◆ What this task involves ◆
Retype, exactly as they stand, the lines from the start of the data to the line that contains "let tauErr = [2.34, 0.78, 0.43, 0.30, 0.25, 0.24];", both ends included. Leave the pictures out.

- - - - -

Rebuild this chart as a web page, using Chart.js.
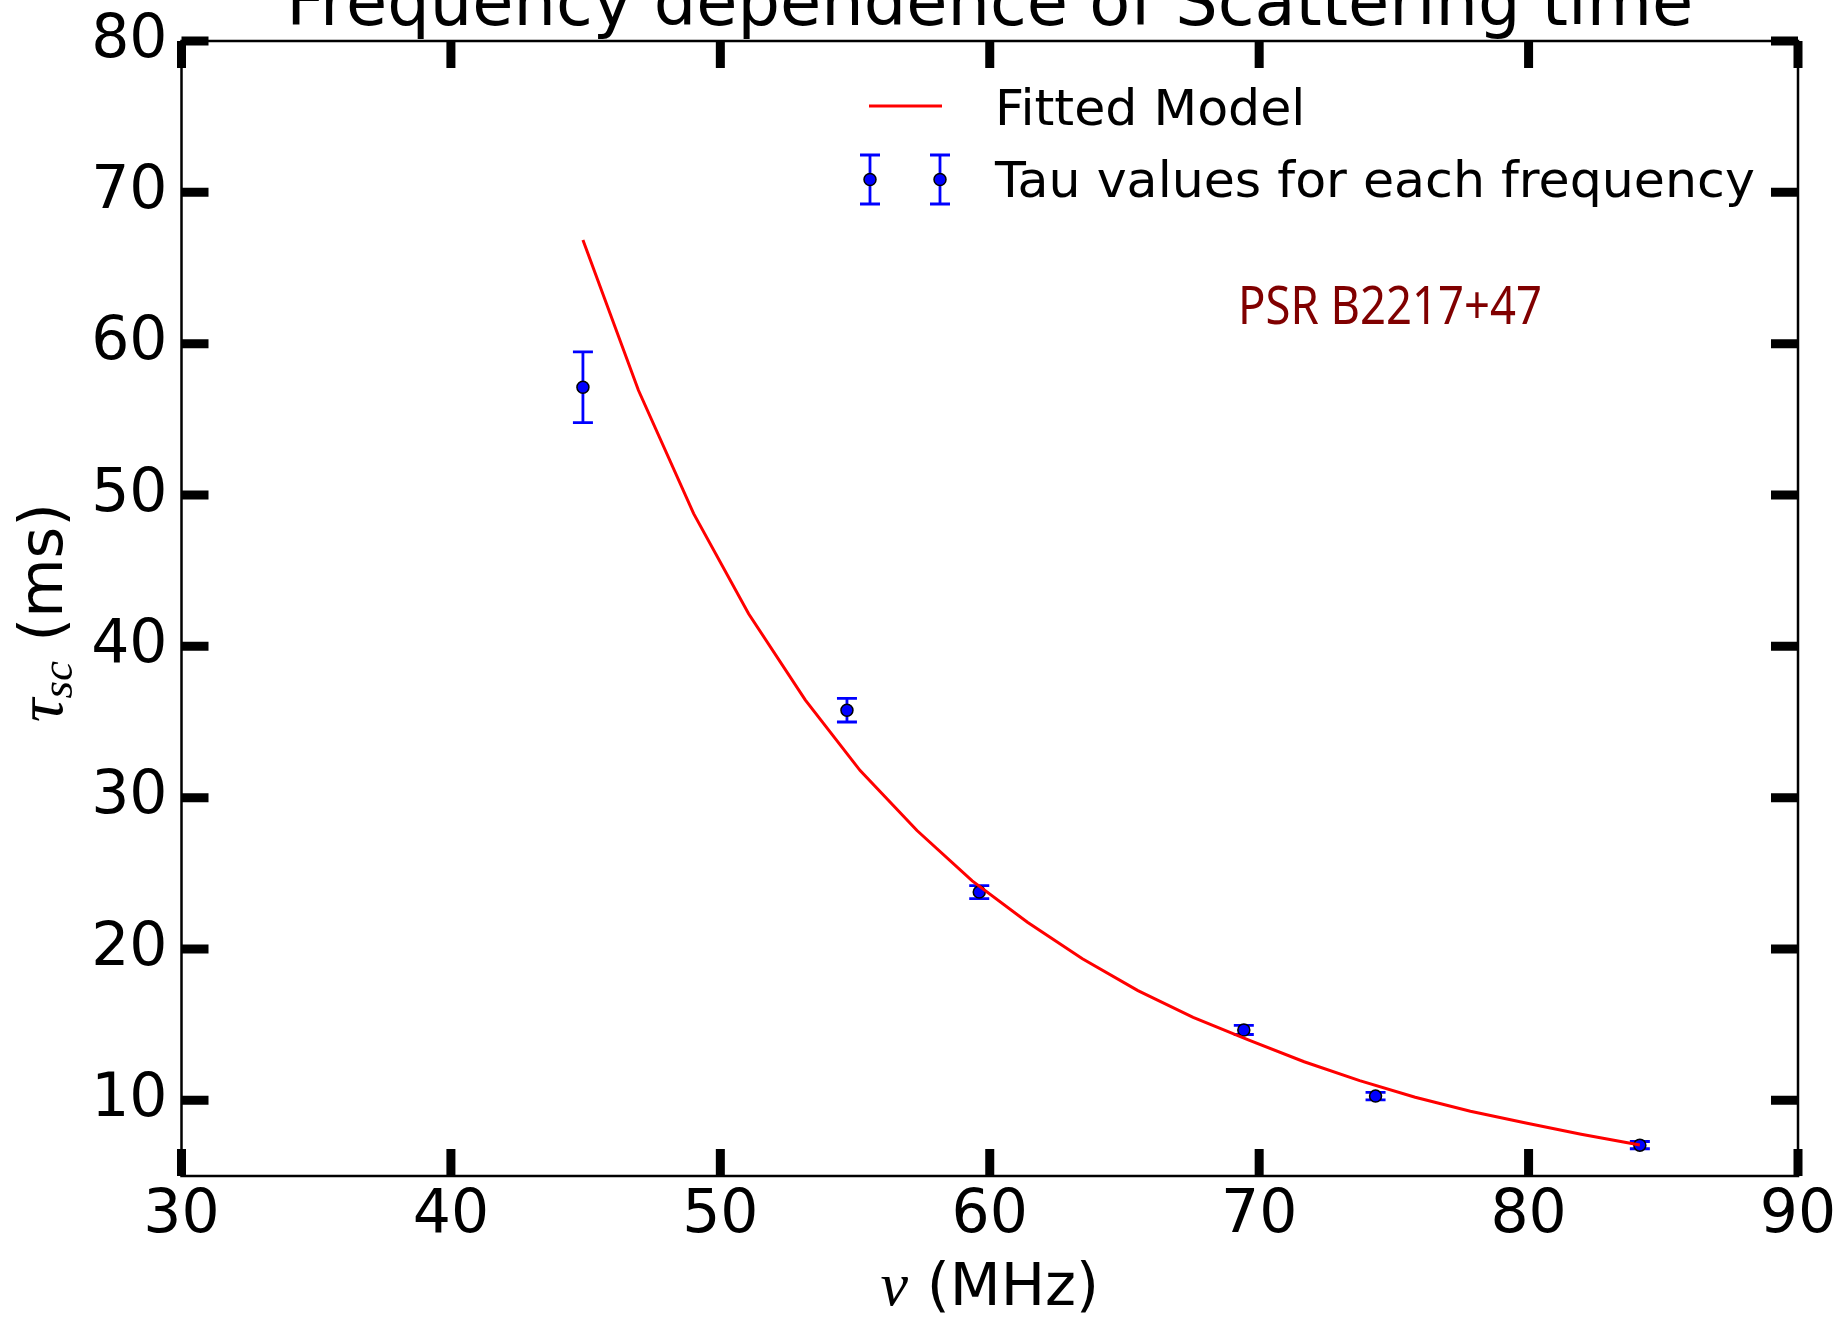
<!DOCTYPE html>
<html>
<head>
<meta charset="utf-8">
<script src="https://cdn.jsdelivr.net/npm/chart.js@4.4.1/dist/chart.umd.min.js"></script>
<style>
  html, body { margin: 0; padding: 0; background: #fff; }
  #wrap { width: 1839px; height: 1322px; position: relative; }
</style>
</head>
<body>
<div id="wrap"><canvas id="myChart"></canvas></div>
<script>
// measured scattering time (ms) per observing frequency (MHz)
let tauNu = [44.90, 54.70, 59.61, 69.43, 74.32, 84.13];
let tauVal = [57.12, 35.78, 23.76, 14.65, 10.28, 7.04];
let tauErr = [2.34, 0.78, 0.43, 0.30, 0.25, 0.24];

// fitted model
let fitNu = [44.90, 46.96, 49.01, 51.05, 53.15, 55.19, 57.30, 59.35, 61.40, 63.44,
  65.50, 67.55, 69.62, 71.67, 73.73, 75.79, 77.84, 79.90, 81.95, 84.13];
let fitTau = [66.85, 56.92, 48.77, 42.15, 36.46, 31.79, 27.83, 24.50, 21.77, 19.36,
  17.25, 15.48, 13.98, 12.55, 11.30, 10.20, 9.28, 8.50, 7.76, 7.05];

let xTicks = [30, 40, 50, 60, 70, 80, 90];
let yTicks = [10, 20, 30, 40, 50, 60, 70, 80];

let titleText = "Frequency dependence of Scattering time";
let legendLabels = ["Fitted Model", "Tau values for each frequency"];
let noteText = "PSR B2217+47";

Chart.defaults.font.family = "DejaVu Sans";
Chart.defaults.color = "#000";

// frame, inward ticks, error bars, legend and labels
const decorations = {
  id: "decorations",
  beforeDatasetDraw(chart, args) {
    if (args.index !== 1) return;
    const { ctx, scales: { x, y } } = chart;
    ctx.save();
    ctx.strokeStyle = "#0000ff";
    ctx.lineWidth = 2.8;
    ctx.beginPath();
    for (let i = 0; i < tauNu.length; i++) {
      const px = x.getPixelForValue(tauNu[i]);
      const top = y.getPixelForValue(tauVal[i] + tauErr[i]);
      const bot = y.getPixelForValue(tauVal[i] - tauErr[i]);
      ctx.moveTo(px, top); ctx.lineTo(px, bot);
      ctx.moveTo(px - 10, top); ctx.lineTo(px + 10, top);
      ctx.moveTo(px - 10, bot); ctx.lineTo(px + 10, bot);
    }
    ctx.stroke();
    ctx.restore();
  },
  afterDraw(chart) {
    const { ctx, chartArea: a, scales: { x, y } } = chart;
    ctx.save();
    ctx.strokeStyle = "#000";
    ctx.lineWidth = 2.5;
    ctx.strokeRect(a.left, a.top, a.right - a.left, a.bottom - a.top);

    ctx.lineWidth = 9;
    ctx.beginPath();
    x.ticks.forEach((t) => {
      const px = x.getPixelForValue(t.value);
      ctx.moveTo(px, a.bottom); ctx.lineTo(px, a.bottom - 27);
      ctx.moveTo(px, a.top); ctx.lineTo(px, a.top + 27);
    });
    y.ticks.forEach((t) => {
      const py = y.getPixelForValue(t.value);
      ctx.moveTo(a.left, py); ctx.lineTo(a.left + 27, py);
      ctx.moveTo(a.right, py); ctx.lineTo(a.right - 27, py);
    });
    ctx.stroke();

    // title (runs off the top of the figure)
    const cx = (a.left + a.right) / 2;
    ctx.fillStyle = "#000";
    ctx.textAlign = "center";
    ctx.textBaseline = "alphabetic";
    ctx.font = "67px 'DejaVu Sans'";
    ctx.fillText(titleText, cx, 25);

    // legend
    ctx.strokeStyle = "#ff0000";
    ctx.lineWidth = 3;
    ctx.beginPath();
    ctx.moveTo(869, 106); ctx.lineTo(942, 106);
    ctx.stroke();
    [870, 940].forEach((lx) => {
      ctx.strokeStyle = "#0000ff";
      ctx.lineWidth = 2.8;
      ctx.beginPath();
      ctx.moveTo(lx, 155); ctx.lineTo(lx, 204);
      ctx.moveTo(lx - 10, 155); ctx.lineTo(lx + 10, 155);
      ctx.moveTo(lx - 10, 204); ctx.lineTo(lx + 10, 204);
      ctx.stroke();
      ctx.beginPath();
      ctx.arc(lx, 179.5, 6, 0, Math.PI * 2);
      ctx.fillStyle = "#0000ff";
      ctx.fill();
      ctx.strokeStyle = "#000";
      ctx.lineWidth = 1.5;
      ctx.stroke();
    });
    ctx.fillStyle = "#000";
    ctx.textAlign = "left";
    ctx.font = "50.6px 'DejaVu Sans'";
    ctx.fillText(legendLabels[0], 995, 125);
    ctx.fillText(legendLabels[1], 995, 197);

    // pulsar name
    ctx.fillStyle = "#800000";
    ctx.font = "52px 'Noto Sans'";
    ctx.fillText(noteText, 1238, 324, 304);

    // x axis label: nu (MHz)
    ctx.fillStyle = "#000";
    ctx.font = "italic 62px 'Liberation Serif'";
    const nuW = ctx.measureText("\u03bd").width;
    ctx.font = "59px 'DejaVu Sans'";
    const mhzW = ctx.measureText(" (MHz)").width;
    let sx = cx - (nuW + mhzW) / 2;
    ctx.font = "italic 62px 'Liberation Serif'";
    ctx.fillText("\u03bd", sx, 1305);
    ctx.font = "59px 'DejaVu Sans'";
    ctx.fillText(" (MHz)", sx + nuW, 1305);

    // y axis label: tau_sc (ms)
    const cy = (a.top + a.bottom) / 2;
    ctx.translate(62, cy + 4);
    ctx.rotate(-Math.PI / 2);
    ctx.font = "italic 66px 'Liberation Serif'";
    const tW = ctx.measureText("\u03c4").width;
    ctx.font = "italic 45px 'Liberation Serif'";
    const sW = ctx.measureText("sc").width;
    ctx.font = "61px 'DejaVu Sans'";
    const mW = ctx.measureText(" (ms)").width;
    let ty = -(tW + sW + mW) / 2;
    ctx.font = "italic 66px 'Liberation Serif'";
    ctx.fillText("\u03c4", ty, 0);
    ctx.font = "italic 45px 'Liberation Serif'";
    ctx.fillText("sc", ty + tW, 10);
    ctx.font = "61px 'DejaVu Sans'";
    ctx.fillText(" (ms)", ty + tW + sW, 0);
    ctx.restore();
  }
};

let mychart = document.getElementById("myChart").getContext("2d");
let scatterChart = new Chart(mychart, {
  type: "scatter",
  data: {
    datasets: [
      {
        label: legendLabels[0],
        data: fitNu.map((v, i) => ({ x: v, y: fitTau[i] })),
        showLine: true,
        borderColor: "#ff0000",
        borderWidth: 3,
        pointRadius: 0,
        fill: false,
        order: 0,
      },
      {
        label: legendLabels[1],
        data: tauNu.map((v, i) => ({ x: v, y: tauVal[i] })),
        backgroundColor: "#0000ff",
        borderColor: "#000",
        borderWidth: 1.5,
        pointRadius: 6,
        order: 1,
      },
    ],
  },
  options: {
    responsive: true,
    maintainAspectRatio: false,
    animation: false,
    layout: { padding: { left: 0, top: 41, right: 41, bottom: 0 } },
    plugins: { legend: { display: false }, tooltip: { enabled: false } },
    scales: {
      x: {
        type: "linear",
        min: 30,
        max: 90,
        afterBuildTicks: (s) => { s.ticks = xTicks.map((v) => ({ value: v })); },
        afterFit: (s) => { s.height = 146; s.paddingLeft = 0; s.paddingRight = 0; },
        grid: { display: false, drawTicks: false },
        border: { display: false },
        ticks: { font: { size: 60 }, padding: 4, maxRotation: 0 },
      },
      y: {
        type: "linear",
        min: 5,
        max: 80,
        afterBuildTicks: (s) => { s.ticks = yTicks.map((v) => ({ value: v })); },
        afterFit: (s) => { s.width = 181.5; s.paddingTop = 0; s.paddingBottom = 0; },
        grid: { display: false, drawTicks: false },
        border: { display: false },
        ticks: { font: { size: 60 }, padding: 14 },
      },
    },
  },
  plugins: [decorations],
});
</script>
</body>
</html>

- - - - -

◆ Reply ◆
Rebuild this chart as a web page, using Chart.js.
<!DOCTYPE html>
<html>
<head>
<meta charset="utf-8">
<script src="https://cdn.jsdelivr.net/npm/chart.js@4.4.1/dist/chart.umd.min.js"></script>
<style>
  html, body { margin: 0; padding: 0; background: #fff; }
  #wrap { width: 1839px; height: 1322px; position: relative; }
</style>
</head>
<body>
<div id="wrap"><canvas id="myChart"></canvas></div>
<script>
// measured scattering time (ms) per observing frequency (MHz)
let tauNu = [44.90, 54.70, 59.61, 69.43, 74.32, 84.13];
let tauVal = [57.12, 35.78, 23.76, 14.65, 10.28, 7.04];
let tauErr = [2.34, 0.78, 0.43, 0.30, 0.25, 0.24];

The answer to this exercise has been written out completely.